| Challenge |
Produce a word-for-word copy of the listing below without its pictures.

○ ○ ○ ○

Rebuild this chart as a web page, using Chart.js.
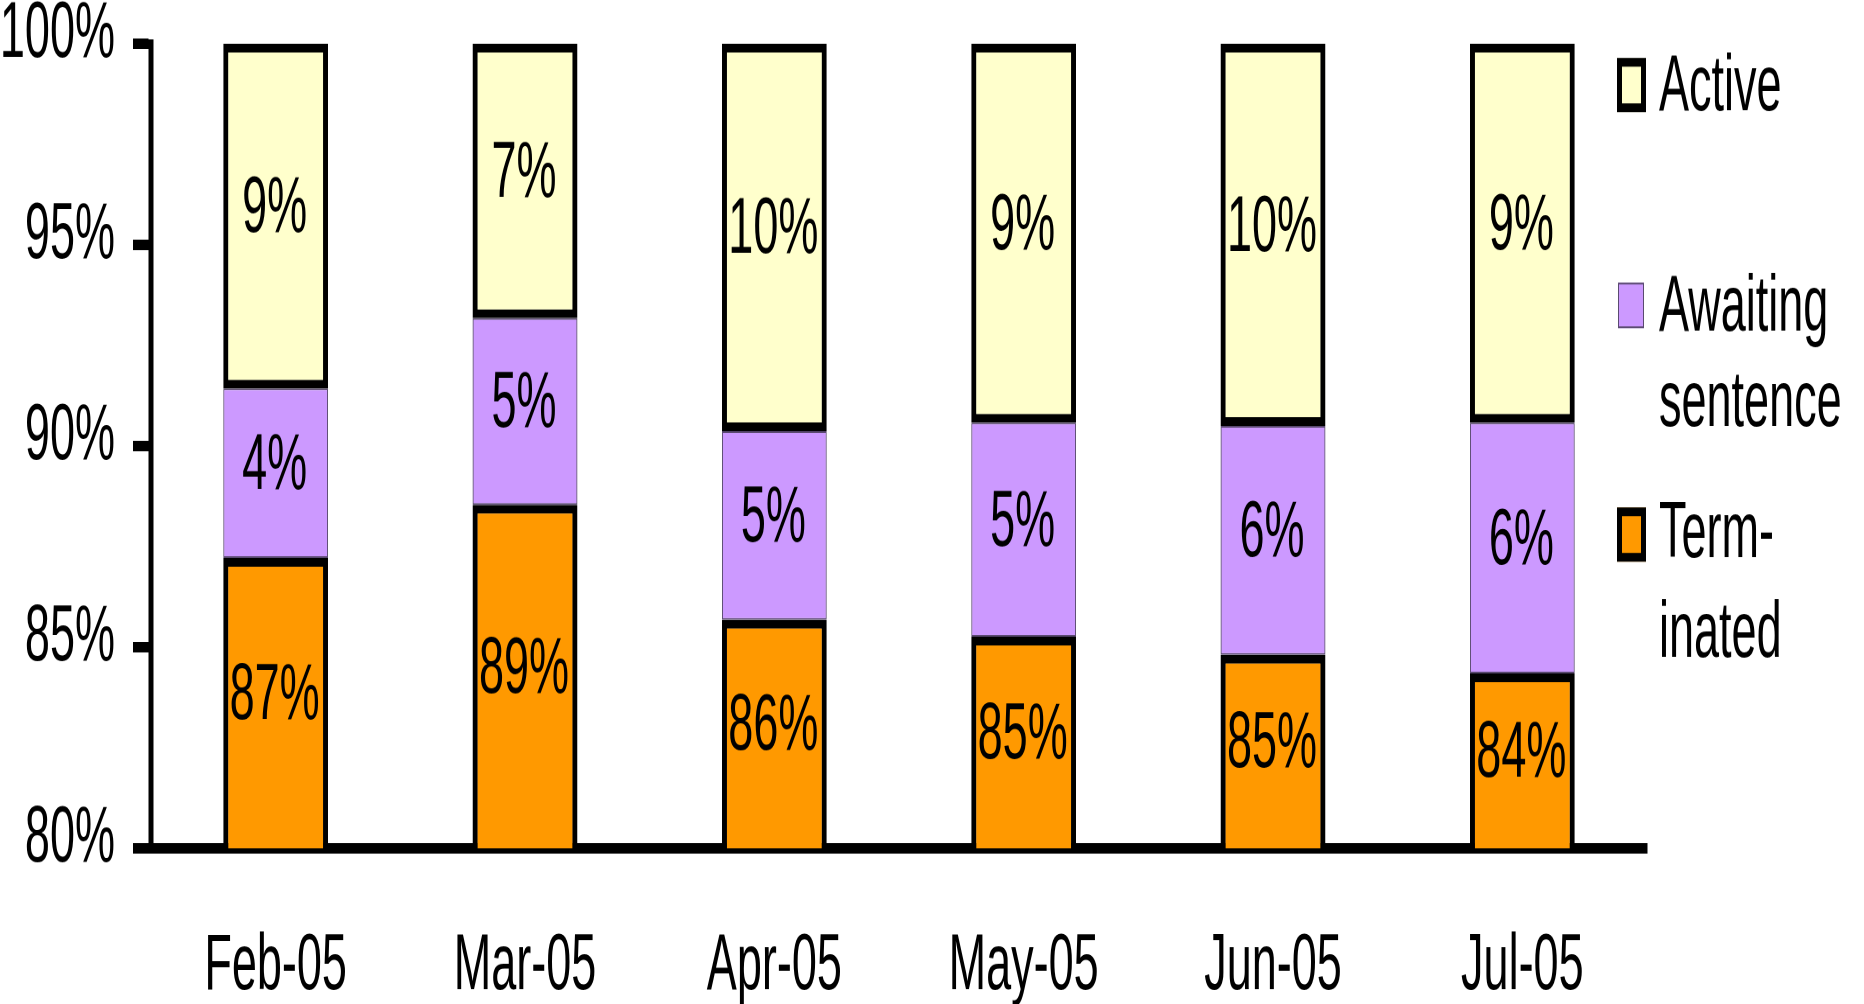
<!DOCTYPE html>
<html>
<head>
<meta charset="utf-8">
<script src="https://cdn.jsdelivr.net/npm/chart.js@4.4.1/dist/chart.umd.min.js"></script>
<style>
  html, body { margin: 0; padding: 0; background: #fff; overflow: hidden; }
</style>
</head>
<body>
<!-- the original picture is stretched vertically: draw it short, show it tall -->
<canvas id="chart" width="1864" height="574" style="display:block;width:1864px;height:1004px"></canvas>
<script>
const months = ['Feb-05', 'Mar-05', 'Apr-05', 'May-05', 'Jun-05', 'Jul-05'];
const terminated = [87.22, 88.54, 85.68, 85.26, 84.81, 84.35];
const awaiting   = [4.21, 4.64, 4.69, 5.32, 5.69, 6.23];
const active     = [8.57, 6.82, 9.63, 9.42, 9.5, 9.42];
const yTicks = [80, 85, 90, 95, 100];
const legendLines = [['Active'], ['Awaiting', 'sentence'], ['Term-', 'inated']];

const FONT = "'Liberation Sans', Arial, sans-serif";
const FONT_SIZE = 45;

// percent label in the middle of the visible part of each segment
const segmentLabels = {
  id: 'segmentLabels',
  afterDatasetsDraw(chart) {
    const { ctx, chartArea } = chart;
    ctx.save();
    ctx.font = `${FONT_SIZE}px ${FONT}`;
    ctx.fillStyle = '#000';
    ctx.textAlign = 'center';
    ctx.textBaseline = 'alphabetic';
    chart.data.datasets.forEach((ds, i) => {
      chart.getDatasetMeta(i).data.forEach((bar, j) => {
        const top = Math.max(Math.min(bar.y, bar.base), chartArea.top);
        const bottom = Math.min(Math.max(bar.y, bar.base), chartArea.bottom);
        ctx.fillText(Math.round(ds.data[j]) + '%', bar.x - 1, (top + bottom) / 2 + 9);
      });
    });
    ctx.restore();
  }
};

// legend on the right, labels wrapped onto two lines
const sideLegend = {
  id: 'sideLegend',
  afterDraw(chart) {
    const { ctx } = chart;
    const boxY = [48.6, 174.6, 305.6];
    const baseY = [[62.9], [189.2, 243.5], [318.5, 375.5]];
    const boxX = 1617, textX = 1659;
    const sets = chart.data.datasets.slice().reverse();
    ctx.save();
    ctx.font = `${FONT_SIZE}px ${FONT}`;
    ctx.textAlign = 'left';
    ctx.textBaseline = 'alphabetic';
    sets.forEach((ds, i) => {
      const bw = ds.borderWidth;
      const w = bw > 1 ? 29 : 26;
      const h = bw > 1 ? 31 : 26;
      const x = boxX + (bw > 1 ? 0 : 1);
      const y = boxY[i] - h / 2;
      ctx.fillStyle = ds.backgroundColor;
      ctx.fillRect(x, y, w, h);
      ctx.lineWidth = bw;
      ctx.strokeStyle = ds.borderColor;
      ctx.strokeRect(x + bw / 2, y + bw / 2, w - bw, h - bw);
      ctx.fillStyle = '#000';
      legendLines[i].forEach((line, k) => ctx.fillText(line, textX, baseY[i][k]));
    });
    ctx.restore();
  }
};

const canvas = document.getElementById('chart');
new Chart(canvas, {
  type: 'bar',
  data: {
    labels: months,
    datasets: [
      { label: 'Terminated', data: terminated, backgroundColor: '#FF9900', borderColor: '#000', borderWidth: 5, borderSkipped: false },
      { label: 'Awaiting sentence', data: awaiting, backgroundColor: '#CC99FF', borderColor: '#5a4a70', borderWidth: 1, borderSkipped: false },
      { label: 'Active', data: active, backgroundColor: '#FFFFCC', borderColor: '#000', borderWidth: 5, borderSkipped: false }
    ]
  },
  options: {
    responsive: false,
    animation: false,
    devicePixelRatio: 2,
    layout: { padding: { top: 25, right: 217, bottom: 0, left: 0 } },
    datasets: { bar: { categoryPercentage: 1, barPercentage: 0.42, clip: 0 } },
    plugins: { legend: { display: false }, tooltip: { enabled: false } },
    scales: {
      x: {
        stacked: true,
        grid: { display: false, drawTicks: false },
        border: { display: true, color: '#000', width: 6 },
        ticks: { color: '#000', font: { family: FONT, size: FONT_SIZE }, padding: 41, maxRotation: 0, autoSkip: false },
        afterFit: s => { s.height = 89; }
      },
      y: {
        stacked: true,
        min: 80,
        max: 100,
        afterBuildTicks: s => { s.ticks = yTicks.map(v => ({ value: v })); },
        grid: { drawOnChartArea: false, drawTicks: true, tickLength: 18, tickWidth: 6, tickColor: '#000' },
        border: { display: true, color: '#000', width: 5 },
        ticks: { color: '#000', font: { family: FONT, size: FONT_SIZE }, padding: 18, labelOffset: -5, callback: v => v + '%' },
        afterFit: s => { s.width = 151; s.paddingTop = 0; s.paddingBottom = 0; }
      }
    }
  },
  plugins: [segmentLabels, sideLegend]
});
// keep the stretched display size
canvas.style.width = '1864px';
canvas.style.height = '1004px';
</script>
</body>
</html>
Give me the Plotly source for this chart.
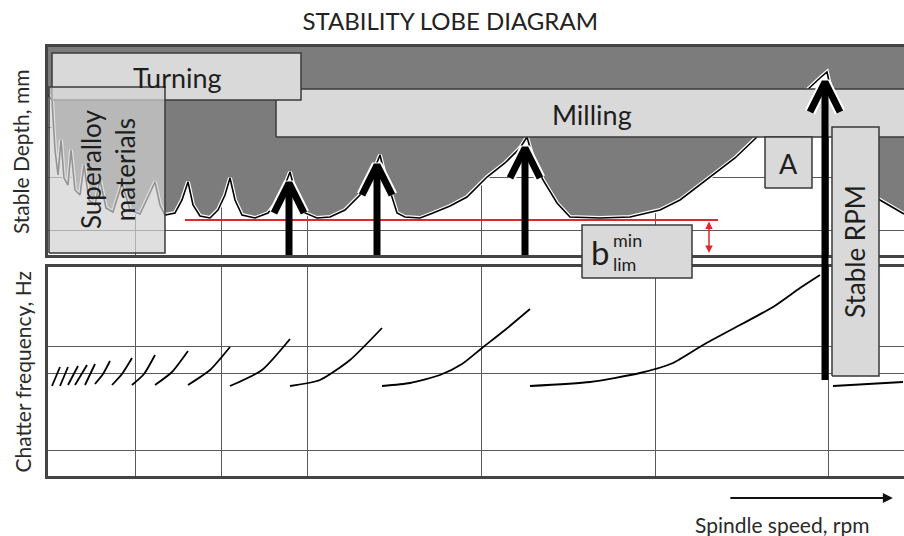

○ ○ ○ ○

| Output for this task |
Rebuild this chart as a web page, using Chart.js.
<!DOCTYPE html>
<html>
<head>
<meta charset="utf-8">
<script src="https://cdn.jsdelivr.net/npm/chart.js@4.4.1/dist/chart.umd.min.js"></script>
<style>
  html, body { margin: 0; padding: 0; background: #fff; overflow: hidden; }
</style>
</head>
<body>
<!-- the original picture is stretched vertically: draw it short, show it tall -->
<canvas id="chart" width="1864" height="574" style="display:block;width:1864px;height:1004px"></canvas>
<script>
const months = ['Feb-05', 'Mar-05', 'Apr-05', 'May-05', 'Jun-05', 'Jul-05'];
const terminated = [87.22, 88.54, 85.68, 85.26, 84.81, 84.35];
const awaiting   = [4.21, 4.64, 4.69, 5.32, 5.69, 6.23];
const active     = [8.57, 6.82, 9.63, 9.42, 9.5, 9.42];
const yTicks = [80, 85, 90, 95, 100];
const legendLines = [['Active'], ['Awaiting', 'sentence'], ['Term-', 'inated']];

const FONT = "'Liberation Sans', Arial, sans-serif";
const FONT_SIZE = 45;

// percent label in the middle of the visible part of each segment
const segmentLabels = {
  id: 'segmentLabels',
  afterDatasetsDraw(chart) {
    const { ctx, chartArea } = chart;
    ctx.save();
    ctx.font = `${FONT_SIZE}px ${FONT}`;
    ctx.fillStyle = '#000';
    ctx.textAlign = 'center';
    ctx.textBaseline = 'alphabetic';
    chart.data.datasets.forEach((ds, i) => {
      chart.getDatasetMeta(i).data.forEach((bar, j) => {
        const top = Math.max(Math.min(bar.y, bar.base), chartArea.top);
        const bottom = Math.min(Math.max(bar.y, bar.base), chartArea.bottom);
        ctx.fillText(Math.round(ds.data[j]) + '%', bar.x - 1, (top + bottom) / 2 + 9);
      });
    });
    ctx.restore();
  }
};

// legend on the right, labels wrapped onto two lines
const sideLegend = {
  id: 'sideLegend',
  afterDraw(chart) {
    const { ctx } = chart;
    const boxY = [48.6, 174.6, 305.6];
    const baseY = [[62.9], [189.2, 243.5], [318.5, 375.5]];
    const boxX = 1617, textX = 1659;
    const sets = chart.data.datasets.slice().reverse();
    ctx.save();
    ctx.font = `${FONT_SIZE}px ${FONT}`;
    ctx.textAlign = 'left';
    ctx.textBaseline = 'alphabetic';
    sets.forEach((ds, i) => {
      const bw = ds.borderWidth;
      const w = bw > 1 ? 29 : 26;
      const h = bw > 1 ? 31 : 26;
      const x = boxX + (bw > 1 ? 0 : 1);
      const y = boxY[i] - h / 2;
      ctx.fillStyle = ds.backgroundColor;
      ctx.fillRect(x, y, w, h);
      ctx.lineWidth = bw;
      ctx.strokeStyle = ds.borderColor;
      ctx.strokeRect(x + bw / 2, y + bw / 2, w - bw, h - bw);
      ctx.fillStyle = '#000';
      legendLines[i].forEach((line, k) => ctx.fillText(line, textX, baseY[i][k]));
    });
    ctx.restore();
  }
};

const canvas = document.getElementById('chart');
new Chart(canvas, {
  type: 'bar',
  data: {
    labels: months,
    datasets: [
      { label: 'Terminated', data: terminated, backgroundColor: '#FF9900', borderColor: '#000', borderWidth: 5, borderSkipped: false },
      { label: 'Awaiting sentence', data: awaiting, backgroundColor: '#CC99FF', borderColor: '#5a4a70', borderWidth: 1, borderSkipped: false },
      { label: 'Active', data: active, backgroundColor: '#FFFFCC', borderColor: '#000', borderWidth: 5, borderSkipped: false }
    ]
  },
  options: {
    responsive: false,
    animation: false,
    devicePixelRatio: 2,
    layout: { padding: { top: 25, right: 217, bottom: 0, left: 0 } },
    datasets: { bar: { categoryPercentage: 1, barPercentage: 0.42, clip: 0 } },
    plugins: { legend: { display: false }, tooltip: { enabled: false } },
    scales: {
      x: {
        stacked: true,
        grid: { display: false, drawTicks: false },
        border: { display: true, color: '#000', width: 6 },
        ticks: { color: '#000', font: { family: FONT, size: FONT_SIZE }, padding: 41, maxRotation: 0, autoSkip: false },
        afterFit: s => { s.height = 89; }
      },
      y: {
        stacked: true,
        min: 80,
        max: 100,
        afterBuildTicks: s => { s.ticks = yTicks.map(v => ({ value: v })); },
        grid: { drawOnChartArea: false, drawTicks: true, tickLength: 18, tickWidth: 6, tickColor: '#000' },
        border: { display: true, color: '#000', width: 5 },
        ticks: { color: '#000', font: { family: FONT, size: FONT_SIZE }, padding: 18, labelOffset: -5, callback: v => v + '%' },
        afterFit: s => { s.width = 151; s.paddingTop = 0; s.paddingBottom = 0; }
      }
    }
  },
  plugins: [segmentLabels, sideLegend]
});
// keep the stretched display size
canvas.style.width = '1864px';
canvas.style.height = '1004px';
</script>
</body>
</html>
Give me the Plotly source for this chart.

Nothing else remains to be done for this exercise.